Now, I shall let you in on a little secret and will tell you what the 'ideas' were.

First Idea - Skater boy with a T-shirt and shorts (no cut-offs). I wanted him for the temptation element and tried writing it 2 ways before I scrapped it. I couldn't make happen what I wanted to happen.

Second Idea - Brad in a 'dream/thought' sequence'. It was horrible, and I couldn't make the dialogue believable even to me.

I tried it later when the third idea failed with an 'old' Brad showing up in Ted's thoughts, but it was pretty surreal and, with Ted's progress, seemed totally out of place.

Third Idea - An old man who was also in a May/December relationship, but it was just too convenient.

Fourth Idea - A telephone conversation with Warren. I tried this two ways: with Ted phoning Warren and with Warren phoning Ted. I didn't think Ted would call him, what with the surgery only 2 days away, and I couldn't think of a legitimate reason that Warren would call Ted except for a premonition.

Last Idea - When everything else failed, I went back to Skater Boy and tried again. I wanted him, like I said, for the temptation element, but he would also be better suited to explain how Brad would actually feel. With today's sexuality, it wouldn't be much of a stretch to have him in a relationship with an older person, and he would probably be more sexually open.

Anyway, I changed his shorts to cut-off jeans and had him skate into the park with his T-shirt tucked into the waistband. The rest came very easily

That little park scene caused me more problems than any other portion of this story. I knew it had to happen because of Brad's outburst, but I couldn't make it work. I was almost ready to go back and rewrite the session with Dr. Davis, Ted, and Brad and remove the outburst when I decided to give Skater Boy one more chance.

I'm glad I did.
 
Thanks for sharing those other avenues you went through before coming up with the one you went with. Any plans for the 6 month mark, or just another cliffhanger?

Zac
 
Neil, another great chapter. I sure hope he doesn't go with the young guy in the park. He needs to get back with Brad. It's going to be tough waiting for Friday. Vic
 
Neil, My Man!, YOU ROCK!!! :=D: :=D: :=D:

THANK YOU! for all the effort You're putting into this! And, for all that We're getting out of it!! (ww) (group) ..|

Keep smilin'!! :kiss: (*8*)
Chaz ;)
 
Neil;
I can appreciate the dilemma you had, and what a great chapter you made out of this dilemma. I hope, as I know a lot of the other guys do, that Ted doesn't give into the temptation as falttering as it would be to any of us, it would prove disaterous to he and Brad I'msure.
Can't wait for more.
Fiorino
 
At last, Brad grew a pair of balls. It is about time he stopped letting Ted dictate everything about their relationship. If this relationship is to work, it has to be an EQUAL partnership. Ted hasn't been letting that happen.

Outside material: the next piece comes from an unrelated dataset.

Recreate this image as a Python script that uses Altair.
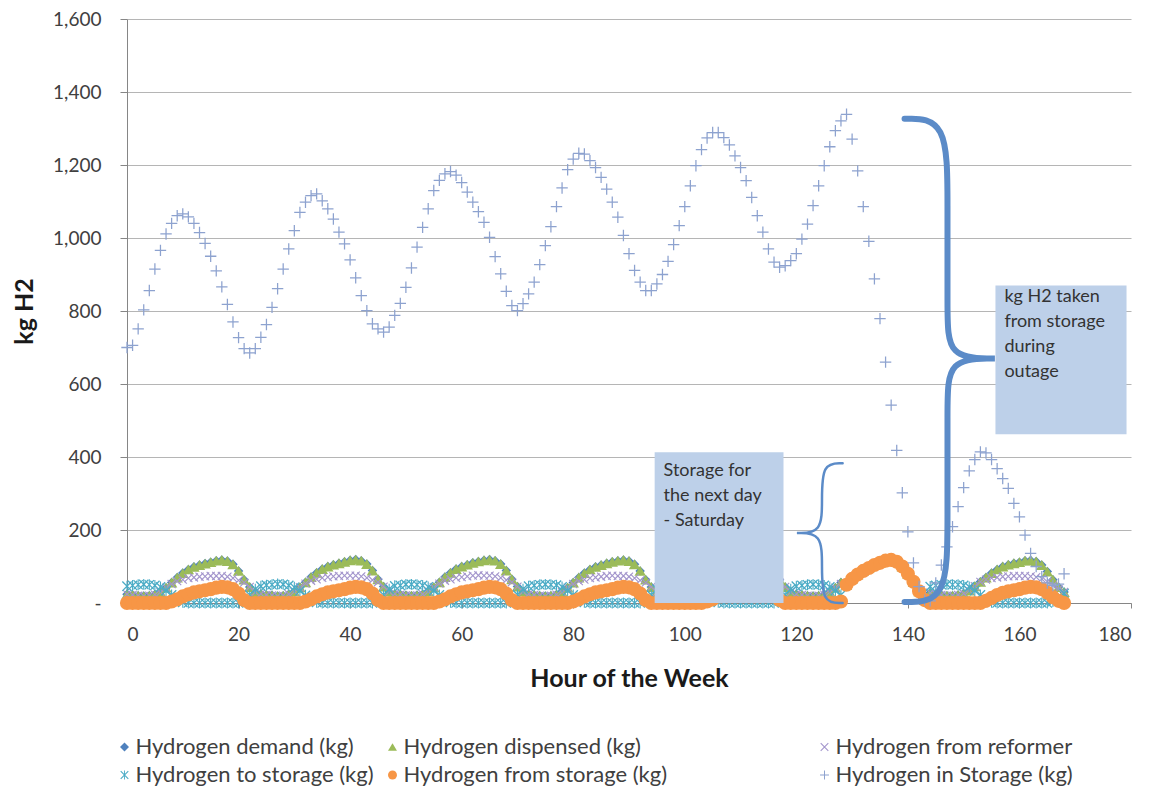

It is always, his house, his kids, his family and Brad came in way too low on his list.

I have been angry with Ted for a long time, way before the near breakdown. When he decided he could live without Brad but not the twins, I decided he was an asshole, and Brad finally came to the same conclusion.

I know I get way too involved emotionally in fictional stories, but I can't seem to help it. That is the sign of good writing I guess.
 
At last, Brad grew a pair of balls. It is about time he stopped letting Ted dictate everything about their relationship.

Totally agree.

That was intense at the doctor's office. I'm so glad that Brad let lose & let Ted know how he feels.

Another great chapter, Neil. Can't wait for what comes next. Keep up the good work.